A waste sorting and a processing plant to transform plastic waste into bricks will soon see the light of day in Sèmè-Kpodji, a town in the south-east of Benin. The site, which will house the plant, was recently made available to the project managers by the town hall in the Ouémé department.
The project to build a brick manufacturing unit from plastic waste in Benin is gradually taking shape. The location of the site, which is to house the debris sorting and processing centre, has recently been unveiled. It is located in Agbalilamè Houègo, a village in the commune of Sèmè-Kpodji, in the Agblangandan district of south-eastern Benin.
The site of the brick-making unit was made available by the town hall of Sèmè-Kpodji, in the department of Ouémé. The land covers an area of 1000 m².
The future plant for sorting and processing plastic waste into bricks will be built by the Sèmè City Development Agency in Benin, with support from the United Nations Children’s Fund (UNICEF). It will reduce the overflow of plastic waste on the country’s streets, produce cheaper, lighter and more environmentally friendly construction materials, etc. After Côte d’Ivoire, Benin will be the second country in Africa to host such a facility.

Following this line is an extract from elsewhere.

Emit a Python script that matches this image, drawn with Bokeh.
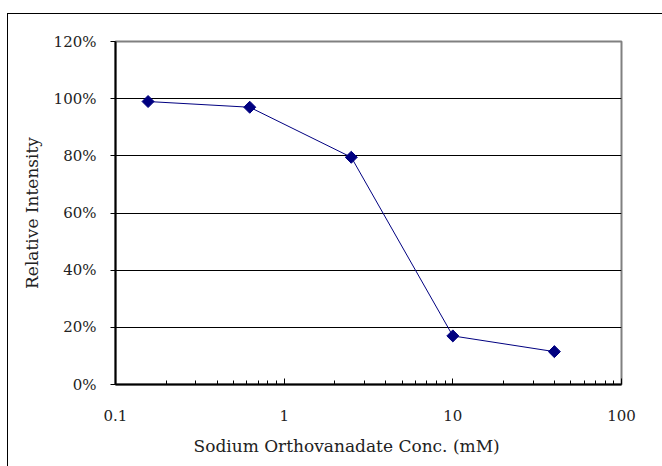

The role of the first brick manufacturing unit in Côte d’Ivoire
Construction work on Africa’s first modular plastic brick plant, based in Côte d’Ivoire, started in 2019. It was launched by UNICEF, in partnership with the Colombian social enterprise Conceptos Plasticos. “This plant will be at the forefront of intelligent and scalable solutions to address some of the key educational challenges facing children and communities in Africa,” said Henrietta Fore, Executive Director of UNICEF.
To date, the modular plastic bricks from this plant have already been used to build several classrooms. “One of the main challenges facing Ivorian schoolchildren is the lack of classrooms. Thanks to this project, in some areas, kindergarten children from poor neighbourhoods could attend classrooms with less than 100 other schoolchildren. Children who never thought there would be a place for them in school will also be able to learn and grow in a new and clean classroom,” said Aboubacar Kampo, UNICEF’s representative in Côte d’Ivoire.
Characteristics of recycled plastic bricks
The bricks are made entirely of plastic and are fire-resistant. They are 40% cheaper and 20% lighter than clay bricks. Recycled plastic bricks last hundreds of years longer than conventional building materials. They are also waterproof, well insulated and designed to withstand high winds.
According to UNICEF, Côte d’Ivoire needs 15,000 classrooms to meet the needs of children without learning opportunities. The centre for manufacturing bricks from plastic waste is expected to build 500 classrooms for more than 25,000 children over the next two years, with the possibility of increasing production beyond that. “Once fully operational, the plant will recycle 9,600 tonnes of plastic waste per year and provide a source of income for women living in poverty in a formalized recycling market,” says Henrietta Fore, UNICEF’s Executive Director.
The recycled plastic is collected from polluted areas in and around Abidjan, the capital of Côte d’Ivoire. More than 280 tonnes of plastic waste are produced every day in the capital and barely 5% is recycled. The rest is dumped in the landfills of low-income communities.